Before adjourning court for the week Tuesday, Shakes also said a member of the jury had complained that the defendant’s mask wasn’t covering his nose.  

“I do appreciate everyone’s efforts to keep this train on track,” Shakes said after noting the juror’s concern, referring to “challenges” related to bringing the case to a resolution amid Colorado’s surging infection rates.

The case was previously delayed for two weeks in November because of an unspecified COVID-19 exposure in the courtroom, and for several days earlier in the trial after a panelist awaited coronavirus test results that turned out to be negative.  

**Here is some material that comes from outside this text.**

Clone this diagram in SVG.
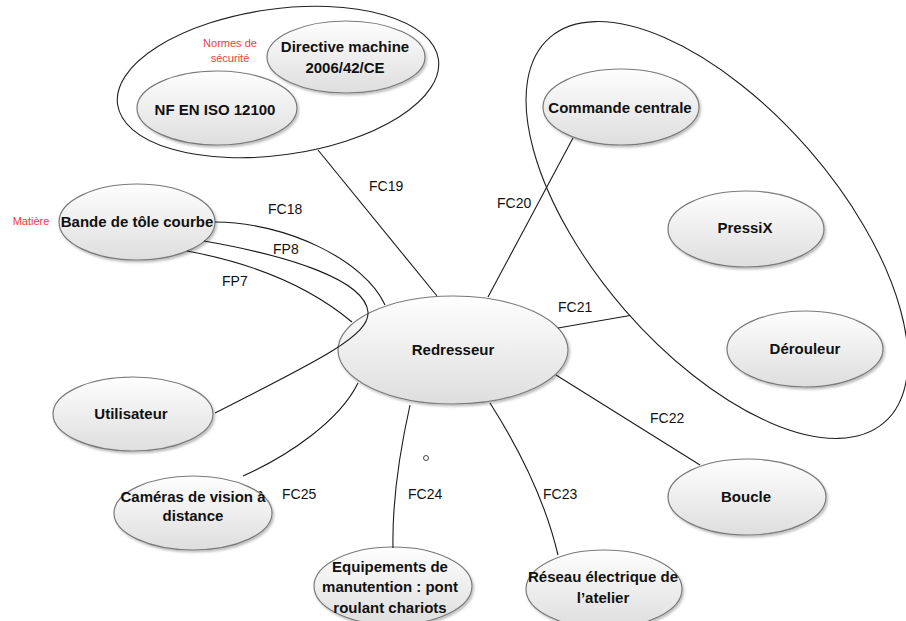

Garcia-Bravo is the last of 10 defendants linked to an alleged gang plot that authorities say culminated in the deaths of 16-year-old Natalie Cano-Partida and 15-year-old Derek Greer in March 2017. Charged with multiple counts of first-degree murder, Garcia-Bravo is suspected of serving as one of two shooters who executed the pair at point-blank range along a rural road outside Fountain after they were abducted from a party in Colorado Springs.

Trial dwells on gang links in 2017 executions of 2 Colorado Springs teens

Prosecutors have said they hope to finish the trial by Christmas, and the judge said previously in court that he is under pressure by El Paso County's chief judge and county health officials to bring the case to a conclusion.

The chief judge, Will Bain, implemented a ban on jury trials after the jail outbreak in late October, but exempted the Garcia-Bravo case.